Roofing Warranty Basics

Finding out what warranties your roofing contractor offers and what they cover will help you to make a more informed choice.

Replacing a roof can be expensive, so a warranty is a good idea to protect your investment should something go wrong. As you are choosing your contractor, find out what warranties you will be offered and what they will cover. This will help you to make a more informed choice.

Material warranties are offered by the manufacturer, and you will also get a workmanship warranty from your contractor. There are also some independent, third-party companies which will provide a warranty, based on an inspector’s report, which will cover leaks. This can be a good choice if your roof is no longer warrantied; for example, if you have just purchased the property.

Workmanship warranties may be pro-rated or non-pro-rated. A pro-rated warranty covers only a percentage of any repairs that become necessary, with the property owner paying the remainder. The percentage of owner’s responsibility goes up with the age of the roof. A non-pro-rated warranty covers 100 percent of repairs, with no charge to the customer.
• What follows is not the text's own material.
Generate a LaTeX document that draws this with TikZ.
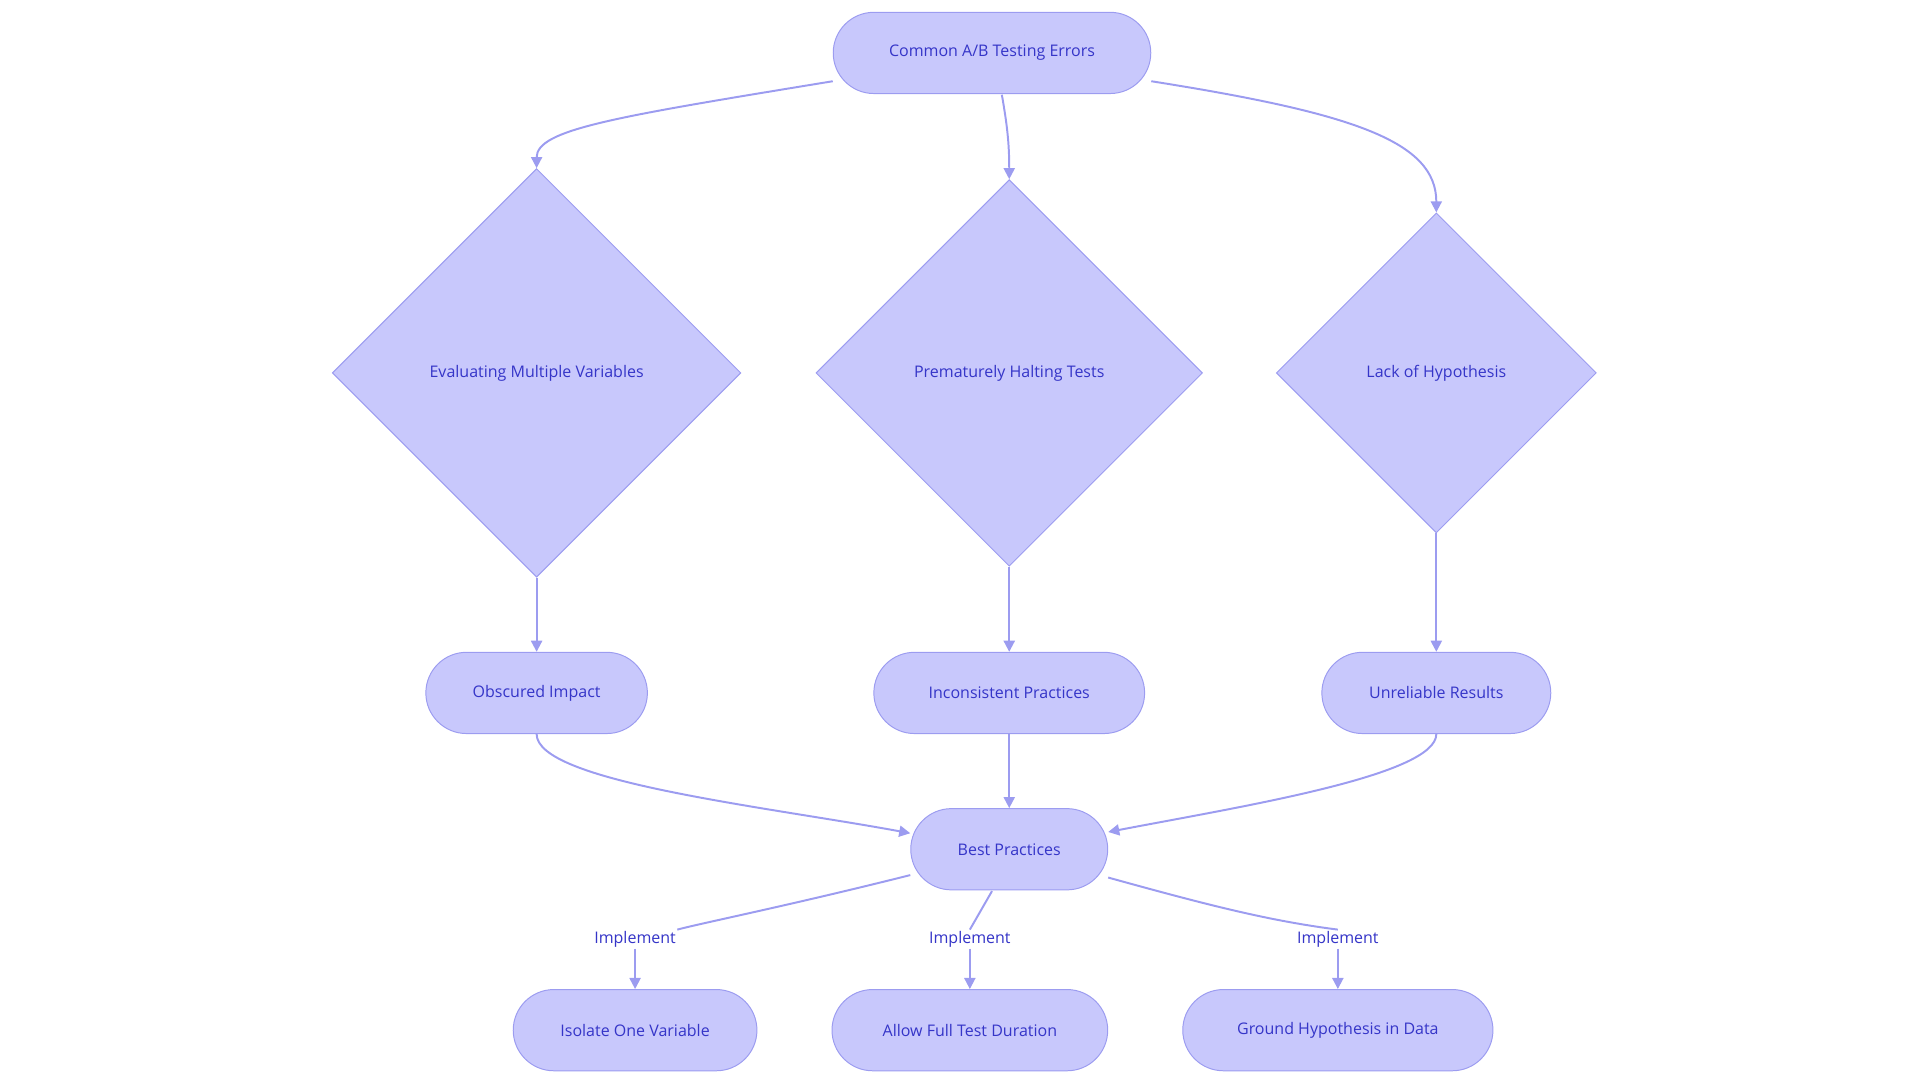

A typical workmanship warranty covers 5 to 10 years, though some are just one or two years. Materials are most often covered for 25 to 30 years. One thing to watch out for is that you should not use the length of the warranty as a guarantee of performance. You should still make sure that your contractor uses quality materials and work is done by qualified workers.

Always read the entire warranty to be sure that you understand the terms. Most warranties do not cover all leaks, only those which can be directly attributed to a defect. There may be other restrictions and limitations as well. The warranty should clearly state what your responsibility is in terms of maintenance.

Choose a materials warranty which is realistic and based on testing or proven performance. There is a certain amount of competition among roofing manufacturers regarding the terms of warranties, which has led to some manufacturers offering longer warranties than their materials have actually been tested for. While this may work out in favor of the consumer, it is a shady business practice and does not inspire confidence in the company. There is also the risk that a manufacturer could go out of business before a long term warranty expires, leaving the homeowner responsible for any repairs which might be needed.

Knowing what to look for in roofing warranties will help you to make the best choice of contractor, as you won’t be taken in by a lower price that comes with a poor warranty. You should review all warranties for workmanship and materials before signing any contract.